Will David Cameron Act?

This crisis has been building for years. It is the result of a major cultural shift that took place in the 1960s and 1970s, and the long-term decline of the conservative values and institutions that had underpinned British society since the late 19th century. This process was marked by a collapse in the belief in marriage, a retreat of the police from the streets, a move away from tough penalties for property crime, the rise of moral relativism and rampant consumerism, the diminution of stigma as a restraint on bad behaviour and the entrenchment of welfare dependency. 

It was not about poverty, but a collapse in values. 

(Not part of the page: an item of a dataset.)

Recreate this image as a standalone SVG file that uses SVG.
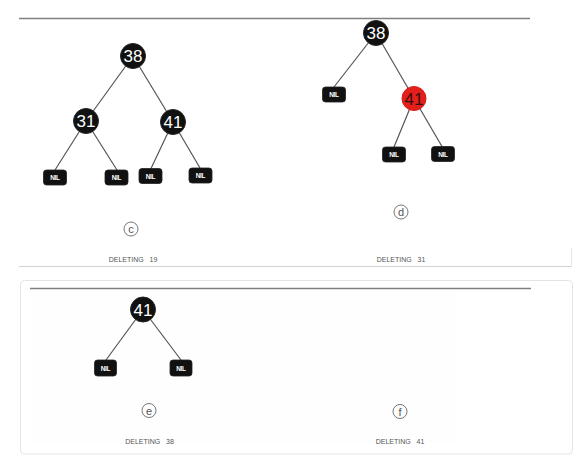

Today, the benefits system sustains the underclass and poor state schooling is unable to compensate for the harm caused by broken homes and absent fathers. Inadequate policing cannot suppress the symptoms of crime and disorder. These communities are trapped in a vicious circle, where violence, crime, intimidation and hopelessness are quotidian. It is a world from which most of us are insulated until it spills into the wider community, as it did so nightmarishly this week...

What Mr Cameron must now do is unambiguously pursue the remedies that have been available for years, but which successive governments have been too frightened to adopt for fear of offending a vocal progressive minority which no longer has any credibility. These include a tough policy on welfare, whereby recipients accept a job or lose their benefits; police reforms to ensure proper democratic accountability and the imposition of the order that communities need to see on their streets if anything is to improve; and an overhaul of schools to offer an opportunity denied to so many children in the sink estates. None of these ideas will be sufficient on its own, but taken together they might at least begin to undo the damage of the past 40 years.